A former junior banker at Merrill Lynch was sentenced yesterday to three years and a month behind bars for leaking secret details on pending mergers to the ringleaders of an audacious scheme that also ensnared a stripper, a retired Croatian seamstress, spies in a Business Week print shop and a New Jersey mailman.

Stanislav Shpigelman, 24, pleaded guilty to the insider-trading charges in July, admitting that he passed on confidential information on deals, such as Reebok’s acquisition by Adidas, to the scam’s two masterminds, who racked up $6.4 million in ill-gotten gains by trading on the tips.

“I realize my actions are inexcusable,” Shpigelman told a Manhattan courtroom yesterday, as his parents, sister, other family members and friends sat behind him. “I should have walked away from the situation, but I didn’t have the strength.”

The promising young investment banker, who lives with his parents in Sheepshead Bay, Brooklyn, has been working for a moving company.

His family begged the judge for leniency.

“I know my son,” his mother, Jane, told U.S. District Judge Kenneth Karas. “I am afraid the stress of prison may break him.”

Judge Karas said he imposed the jail term with a “heavy heart” because Shpigelman had one of the most supportive families he had ever come across.

But the judge added that the stiff sentence was necessary to send a strong signal to other young bankers on Wall Street.

Shpigelman has asked to do his time at the Otisville Federal Correctional Institution in Otisville, N.Y., or the Schuylkill Federal Correctional Institution in Minersville, Pa.

The plot’s architects, former Goldman Sachs bankers Eugene Plotkin and David Pajcin, recruited Shpigelman in November 2004 at a Russian bathhouse in lower Manhattan called Spa 88.

Shpigelman, who had earlier got help from Plotkin in securing an internship at Merrill, said he felt pressured to cooperate. He netted less than $12,000 for providing inside info on six pending mergers.

Investigators were tipped off to the trading ring in late 2005, when the FBI got word of a suspicious trade ahead of news that Reebok was being acquired.

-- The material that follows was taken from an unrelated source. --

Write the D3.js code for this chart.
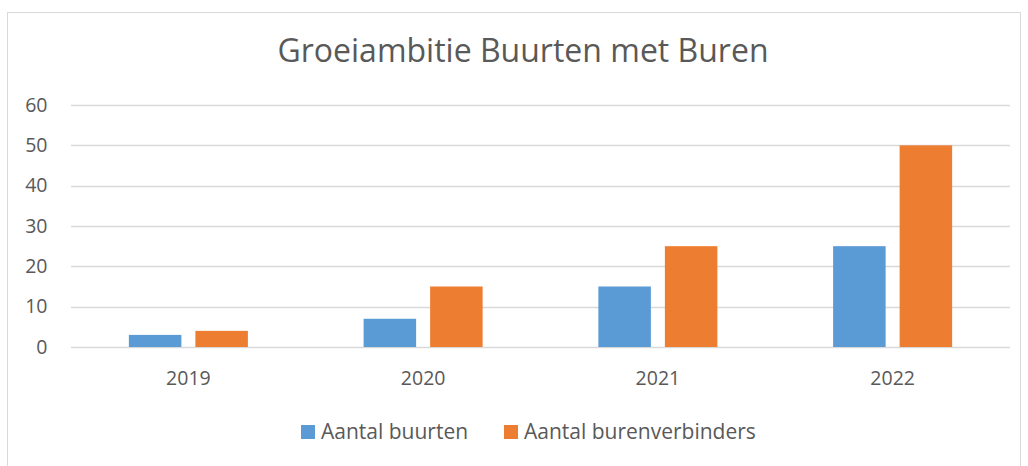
<!DOCTYPE html>
<html>
<head>
<meta charset="utf-8">
<script src="https://cdn.jsdelivr.net/npm/d3@7"></script>
<style>
  html, body { margin: 0; padding: 0; background: #fff; }
  svg { display: block; }
  text { font-family: "Open Sans", "Liberation Sans", sans-serif; fill: #595959; }
</style>
</head>
<body>
<svg id="chart" width="1028" height="466"></svg>
<script>
const title = "Groeiambitie Buurten met Buren";
const categories = ["2019", "2020", "2021", "2022"];
const seriesNames = ["Aantal buurten", "Aantal burenverbinders"];
const buurten = [3, 7, 15, 25];
const burenverbinders = [4, 15, 25, 50];
const yTicks = [0, 10, 20, 30, 40, 50, 60];
const colors = ["#5B9BD5", "#ED7D31"];

const seriesValues = [buurten, burenverbinders];
const svg = d3.select("#chart");
const margin = { left: 71, right: 1010, top: 105, bottom: 347 };
const FONT = '"Open Sans", "Liberation Sans", sans-serif';

// outer border
svg.append("rect")
  .attr("x", 7.5).attr("y", 12.5)
  .attr("width", 1013).attr("height", 470)
  .attr("fill", "none").attr("stroke", "#D9D9D9").attr("stroke-width", 1);

// title
svg.append("text")
  .attr("x", 523).attr("y", 62)
  .attr("text-anchor", "middle")
  .attr("font-size", 32)
  .text(title);

const x0 = d3.scaleBand()
  .domain(categories)
  .range([margin.left, margin.right])
  .paddingInner(0.493).paddingOuter(0.2465);

const x1 = d3.scaleBand()
  .domain(seriesNames)
  .range([0, x0.bandwidth()])
  .paddingInner(0.2105).paddingOuter(0);

const y = d3.scaleLinear()
  .domain([0, 60])
  .range([margin.bottom, margin.top]);

// gridlines
svg.append("g")
  .selectAll("line")
  .data(yTicks)
  .join("line")
  .attr("x1", margin.left).attr("x2", margin.right)
  .attr("y1", d => Math.round(y(d)) + 0.5).attr("y2", d => Math.round(y(d)) + 0.5)
  .attr("stroke", "#D9D9D9").attr("stroke-width", 1.3);

// y axis labels
const yAxis = d3.axisLeft(y).tickValues(yTicks).tickSize(0).tickPadding(0);
const gy = svg.append("g").attr("transform", `translate(${47.5},0)`).call(yAxis);
gy.select(".domain").remove();
gy.selectAll("text").attr("font-size", 19.5).attr("fill", "#595959")
  .style("font-family", FONT);

// bars
const groups = svg.append("g")
  .selectAll("g")
  .data(categories)
  .join("g")
  .attr("transform", d => `translate(${x0(d)},0)`);

groups.selectAll("rect")
  .data((c, i) => seriesNames.map((s, j) => ({ s, j, v: seriesValues[j][i] })))
  .join("rect")
  .attr("x", d => x1(d.s))
  .attr("width", x1.bandwidth())
  .attr("y", d => y(d.v))
  .attr("height", d => y(0) - y(d.v))
  .attr("fill", d => colors[d.j]);

// x axis labels
const xAxis = d3.axisBottom(x0).tickSize(0).tickPadding(0);
const gx = svg.append("g").attr("transform", `translate(0,${385})`).call(xAxis);
gx.select(".domain").remove();
gx.selectAll("text").attr("font-size", 19.5).attr("fill", "#595959")
  .attr("dy", 0)
  .style("font-family", FONT);

// legend
const legendX = [301, 504];
const lg = svg.append("g")
  .selectAll("g")
  .data(seriesNames)
  .join("g")
  .attr("transform", (d, i) => `translate(${legendX[i]},425)`);
lg.append("rect").attr("width", 14).attr("height", 14).attr("fill", (d, i) => colors[i]);
lg.append("text").attr("x", 20).attr("y", 14).attr("font-size", 21).text(d => d);
</script>
</body>
</html>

A retired underwear seamstress in Croatia bought $130,000 worth of Reebok options, a trade that turned into a $2 million profit in only two days.

The seamstress turned out to be the aunt of Pajcin, who controlled her account from New Jersey.

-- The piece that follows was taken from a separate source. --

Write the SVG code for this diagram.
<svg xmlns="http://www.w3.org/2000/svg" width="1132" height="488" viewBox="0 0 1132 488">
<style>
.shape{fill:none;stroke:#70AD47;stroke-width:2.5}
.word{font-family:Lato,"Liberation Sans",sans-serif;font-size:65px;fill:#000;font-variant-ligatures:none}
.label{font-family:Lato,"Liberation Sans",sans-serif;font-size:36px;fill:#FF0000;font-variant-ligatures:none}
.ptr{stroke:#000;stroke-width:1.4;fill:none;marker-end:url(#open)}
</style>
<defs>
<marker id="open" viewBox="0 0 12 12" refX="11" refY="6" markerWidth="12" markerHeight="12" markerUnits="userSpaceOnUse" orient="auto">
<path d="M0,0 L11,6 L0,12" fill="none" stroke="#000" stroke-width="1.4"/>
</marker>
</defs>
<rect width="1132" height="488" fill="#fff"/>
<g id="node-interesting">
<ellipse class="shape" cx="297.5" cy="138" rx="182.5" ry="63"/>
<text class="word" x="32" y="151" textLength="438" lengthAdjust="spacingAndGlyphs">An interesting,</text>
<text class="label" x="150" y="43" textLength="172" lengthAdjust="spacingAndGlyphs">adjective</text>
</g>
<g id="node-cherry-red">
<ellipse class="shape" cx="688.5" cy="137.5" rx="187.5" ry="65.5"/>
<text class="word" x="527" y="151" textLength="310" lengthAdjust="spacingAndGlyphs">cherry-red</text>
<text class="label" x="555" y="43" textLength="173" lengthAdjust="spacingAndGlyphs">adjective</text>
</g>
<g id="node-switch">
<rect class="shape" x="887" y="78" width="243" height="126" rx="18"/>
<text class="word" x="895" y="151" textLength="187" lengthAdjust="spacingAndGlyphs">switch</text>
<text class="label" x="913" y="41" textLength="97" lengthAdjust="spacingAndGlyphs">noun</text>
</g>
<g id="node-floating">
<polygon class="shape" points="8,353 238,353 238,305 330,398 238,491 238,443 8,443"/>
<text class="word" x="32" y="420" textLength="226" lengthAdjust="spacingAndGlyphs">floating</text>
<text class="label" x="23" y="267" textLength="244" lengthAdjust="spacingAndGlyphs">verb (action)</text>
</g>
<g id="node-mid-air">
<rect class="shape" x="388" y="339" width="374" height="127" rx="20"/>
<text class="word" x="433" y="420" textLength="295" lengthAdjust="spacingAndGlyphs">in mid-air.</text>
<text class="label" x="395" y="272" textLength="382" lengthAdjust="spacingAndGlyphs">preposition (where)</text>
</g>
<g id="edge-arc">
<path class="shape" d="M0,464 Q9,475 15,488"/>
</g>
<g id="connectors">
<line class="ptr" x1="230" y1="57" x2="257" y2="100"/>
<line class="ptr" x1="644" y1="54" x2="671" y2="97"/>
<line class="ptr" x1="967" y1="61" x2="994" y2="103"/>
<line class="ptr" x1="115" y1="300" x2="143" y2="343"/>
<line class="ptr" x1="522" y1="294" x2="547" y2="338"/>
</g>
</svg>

Investigators later learned of other plots hatched by Plotkin, 27, and Pajcin, 29, including the planting of forklift operator moles inside a BusinessWeek print shop to steal prepublication copies.

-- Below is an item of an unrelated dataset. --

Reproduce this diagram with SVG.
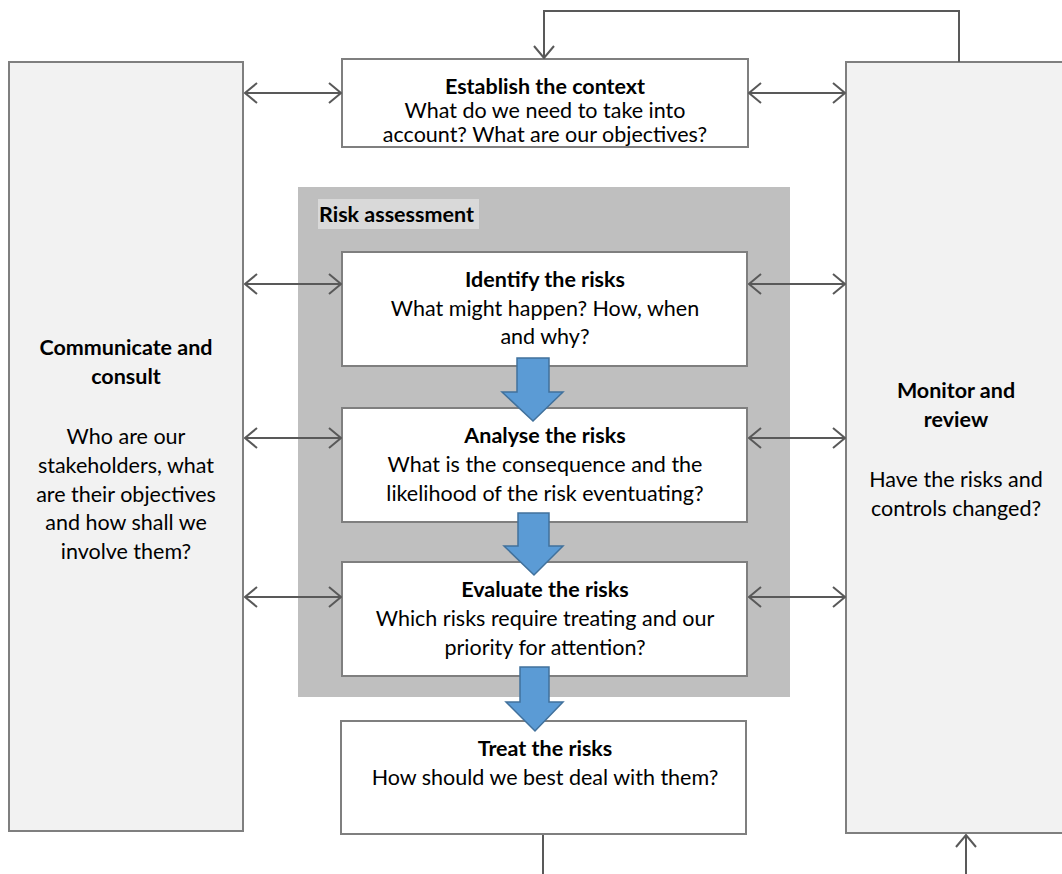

Pajcin also persuaded his friend, former New Jersey mailman Jason Smith, to divulge secret information while he served on a grand jury. Smith got a sentence of two years and nine months in prison.

Plotkin, who has pleaded not guilty, is out on bail awaiting trial. Pajcin is in a Brooklyn jail and is cooperating with investigators.

Shpigelman must report to prison on March 9.